AIM: Return all lines with the word "diagram" in them.

Figure scripts
[Begin]

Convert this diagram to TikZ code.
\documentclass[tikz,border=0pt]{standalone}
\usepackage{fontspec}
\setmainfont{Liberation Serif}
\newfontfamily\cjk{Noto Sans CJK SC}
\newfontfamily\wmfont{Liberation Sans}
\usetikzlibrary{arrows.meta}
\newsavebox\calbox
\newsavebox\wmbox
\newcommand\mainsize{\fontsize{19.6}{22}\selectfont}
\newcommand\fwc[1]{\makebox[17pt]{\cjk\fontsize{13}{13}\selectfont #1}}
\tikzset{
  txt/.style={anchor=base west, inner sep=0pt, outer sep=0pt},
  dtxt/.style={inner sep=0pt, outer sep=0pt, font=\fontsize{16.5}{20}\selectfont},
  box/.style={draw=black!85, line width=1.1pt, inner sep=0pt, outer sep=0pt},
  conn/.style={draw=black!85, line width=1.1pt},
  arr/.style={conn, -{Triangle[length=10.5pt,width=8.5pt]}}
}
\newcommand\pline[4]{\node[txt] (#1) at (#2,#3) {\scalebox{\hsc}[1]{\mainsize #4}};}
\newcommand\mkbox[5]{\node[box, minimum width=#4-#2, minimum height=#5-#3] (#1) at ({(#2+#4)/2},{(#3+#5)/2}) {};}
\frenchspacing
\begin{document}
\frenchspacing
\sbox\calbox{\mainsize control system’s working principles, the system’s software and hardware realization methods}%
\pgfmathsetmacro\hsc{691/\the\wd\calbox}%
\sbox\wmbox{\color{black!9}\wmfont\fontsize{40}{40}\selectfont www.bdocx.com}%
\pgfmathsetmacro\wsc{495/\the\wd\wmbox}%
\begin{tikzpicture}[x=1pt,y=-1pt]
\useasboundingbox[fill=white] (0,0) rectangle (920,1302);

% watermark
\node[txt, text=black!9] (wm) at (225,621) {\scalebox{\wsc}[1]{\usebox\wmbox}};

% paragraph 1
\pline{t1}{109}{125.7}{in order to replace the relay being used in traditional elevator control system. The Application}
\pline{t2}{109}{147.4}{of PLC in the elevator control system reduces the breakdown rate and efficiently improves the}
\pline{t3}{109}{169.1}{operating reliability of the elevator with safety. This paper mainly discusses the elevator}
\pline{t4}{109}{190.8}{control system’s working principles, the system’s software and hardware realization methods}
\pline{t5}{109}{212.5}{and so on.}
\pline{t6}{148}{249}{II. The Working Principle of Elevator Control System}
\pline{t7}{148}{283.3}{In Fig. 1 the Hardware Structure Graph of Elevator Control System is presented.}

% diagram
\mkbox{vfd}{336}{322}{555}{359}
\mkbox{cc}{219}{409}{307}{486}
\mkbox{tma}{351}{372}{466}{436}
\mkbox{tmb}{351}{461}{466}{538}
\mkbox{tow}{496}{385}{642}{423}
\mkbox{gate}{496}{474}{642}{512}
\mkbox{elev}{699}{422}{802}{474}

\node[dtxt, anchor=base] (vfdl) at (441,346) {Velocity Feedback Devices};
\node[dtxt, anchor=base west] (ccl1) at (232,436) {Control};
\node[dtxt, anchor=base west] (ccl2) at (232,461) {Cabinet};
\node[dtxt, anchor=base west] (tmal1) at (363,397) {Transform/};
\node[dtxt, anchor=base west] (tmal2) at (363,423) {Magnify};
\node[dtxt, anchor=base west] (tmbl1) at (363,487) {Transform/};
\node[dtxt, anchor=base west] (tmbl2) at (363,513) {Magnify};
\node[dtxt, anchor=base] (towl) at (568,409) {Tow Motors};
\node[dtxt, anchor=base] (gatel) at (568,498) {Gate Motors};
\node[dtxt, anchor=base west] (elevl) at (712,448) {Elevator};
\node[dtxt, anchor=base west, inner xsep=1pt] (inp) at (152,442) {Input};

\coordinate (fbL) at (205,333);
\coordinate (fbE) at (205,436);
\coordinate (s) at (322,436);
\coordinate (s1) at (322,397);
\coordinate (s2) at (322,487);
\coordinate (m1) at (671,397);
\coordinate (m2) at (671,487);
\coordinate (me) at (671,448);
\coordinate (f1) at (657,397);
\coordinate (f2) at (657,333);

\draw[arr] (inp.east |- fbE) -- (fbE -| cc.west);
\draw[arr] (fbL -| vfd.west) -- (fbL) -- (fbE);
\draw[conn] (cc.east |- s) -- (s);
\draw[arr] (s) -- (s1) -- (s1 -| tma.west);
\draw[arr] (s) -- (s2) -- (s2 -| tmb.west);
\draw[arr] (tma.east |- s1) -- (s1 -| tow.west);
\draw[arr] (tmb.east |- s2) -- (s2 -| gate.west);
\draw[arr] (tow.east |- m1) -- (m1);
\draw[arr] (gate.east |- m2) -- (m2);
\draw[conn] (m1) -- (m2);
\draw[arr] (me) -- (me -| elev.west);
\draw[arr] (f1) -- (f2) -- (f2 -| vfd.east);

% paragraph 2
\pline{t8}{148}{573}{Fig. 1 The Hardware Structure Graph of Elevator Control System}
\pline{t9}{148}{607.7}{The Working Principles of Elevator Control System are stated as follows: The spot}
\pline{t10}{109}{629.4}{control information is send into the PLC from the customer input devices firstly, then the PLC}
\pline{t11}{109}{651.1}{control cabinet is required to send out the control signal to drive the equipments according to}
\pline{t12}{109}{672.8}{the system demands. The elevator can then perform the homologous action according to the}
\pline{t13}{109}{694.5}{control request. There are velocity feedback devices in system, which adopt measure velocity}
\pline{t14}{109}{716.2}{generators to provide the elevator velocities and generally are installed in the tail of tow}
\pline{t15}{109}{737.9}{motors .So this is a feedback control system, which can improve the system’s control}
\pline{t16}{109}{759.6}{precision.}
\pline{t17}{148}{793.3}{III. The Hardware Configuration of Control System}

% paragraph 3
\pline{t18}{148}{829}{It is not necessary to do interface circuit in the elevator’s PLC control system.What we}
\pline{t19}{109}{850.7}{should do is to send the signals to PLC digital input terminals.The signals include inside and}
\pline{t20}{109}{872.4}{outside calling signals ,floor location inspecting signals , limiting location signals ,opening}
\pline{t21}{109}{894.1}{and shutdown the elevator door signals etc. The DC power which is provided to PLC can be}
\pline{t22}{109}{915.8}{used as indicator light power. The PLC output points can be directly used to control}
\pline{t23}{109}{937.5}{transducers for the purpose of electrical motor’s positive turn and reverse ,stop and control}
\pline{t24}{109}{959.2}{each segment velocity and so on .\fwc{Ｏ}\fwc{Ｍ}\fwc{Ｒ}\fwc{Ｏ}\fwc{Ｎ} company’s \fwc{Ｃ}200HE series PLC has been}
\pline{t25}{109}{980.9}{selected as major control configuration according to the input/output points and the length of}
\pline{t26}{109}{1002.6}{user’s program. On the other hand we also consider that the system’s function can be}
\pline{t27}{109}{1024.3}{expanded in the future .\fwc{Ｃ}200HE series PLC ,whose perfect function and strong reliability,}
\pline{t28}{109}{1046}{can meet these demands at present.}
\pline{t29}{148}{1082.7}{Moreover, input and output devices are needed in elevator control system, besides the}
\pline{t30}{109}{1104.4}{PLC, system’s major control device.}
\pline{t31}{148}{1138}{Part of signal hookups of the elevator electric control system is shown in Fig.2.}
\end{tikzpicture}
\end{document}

[End]
[Begin]

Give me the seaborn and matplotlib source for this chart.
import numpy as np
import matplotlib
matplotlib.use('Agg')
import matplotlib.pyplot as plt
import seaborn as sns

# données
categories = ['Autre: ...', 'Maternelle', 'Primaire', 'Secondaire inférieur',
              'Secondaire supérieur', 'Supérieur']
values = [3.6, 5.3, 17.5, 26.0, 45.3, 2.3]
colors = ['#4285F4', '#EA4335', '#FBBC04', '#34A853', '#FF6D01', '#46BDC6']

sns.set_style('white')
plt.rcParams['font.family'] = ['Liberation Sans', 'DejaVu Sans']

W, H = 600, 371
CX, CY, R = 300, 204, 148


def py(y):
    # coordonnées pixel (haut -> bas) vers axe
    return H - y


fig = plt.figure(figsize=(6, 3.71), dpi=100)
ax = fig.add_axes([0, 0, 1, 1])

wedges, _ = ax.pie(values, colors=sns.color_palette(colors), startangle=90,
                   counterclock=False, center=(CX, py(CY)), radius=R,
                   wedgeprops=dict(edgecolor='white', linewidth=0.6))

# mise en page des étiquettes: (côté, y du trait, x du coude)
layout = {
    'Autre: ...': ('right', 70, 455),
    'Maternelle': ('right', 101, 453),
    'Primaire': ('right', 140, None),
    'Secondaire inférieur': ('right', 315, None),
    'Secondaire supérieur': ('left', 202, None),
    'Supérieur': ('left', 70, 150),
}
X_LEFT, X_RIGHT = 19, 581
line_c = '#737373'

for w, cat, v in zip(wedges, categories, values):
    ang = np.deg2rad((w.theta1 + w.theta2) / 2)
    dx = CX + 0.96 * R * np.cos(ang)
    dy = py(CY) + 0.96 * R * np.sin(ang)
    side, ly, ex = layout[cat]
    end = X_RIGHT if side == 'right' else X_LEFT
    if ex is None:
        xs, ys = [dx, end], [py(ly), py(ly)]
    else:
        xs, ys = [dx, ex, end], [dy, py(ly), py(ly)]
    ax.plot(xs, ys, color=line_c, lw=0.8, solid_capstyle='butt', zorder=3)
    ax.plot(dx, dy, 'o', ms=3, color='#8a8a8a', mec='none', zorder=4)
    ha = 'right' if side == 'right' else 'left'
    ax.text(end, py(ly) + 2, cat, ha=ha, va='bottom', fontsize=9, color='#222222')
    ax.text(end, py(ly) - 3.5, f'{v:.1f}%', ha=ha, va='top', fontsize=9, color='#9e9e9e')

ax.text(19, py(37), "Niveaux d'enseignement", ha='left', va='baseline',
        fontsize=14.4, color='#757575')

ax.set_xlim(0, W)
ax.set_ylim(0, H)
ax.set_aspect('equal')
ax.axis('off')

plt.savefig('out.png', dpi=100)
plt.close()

[End]

EXPECTED OUTPUT:
Convert this diagram to TikZ code.
% diagram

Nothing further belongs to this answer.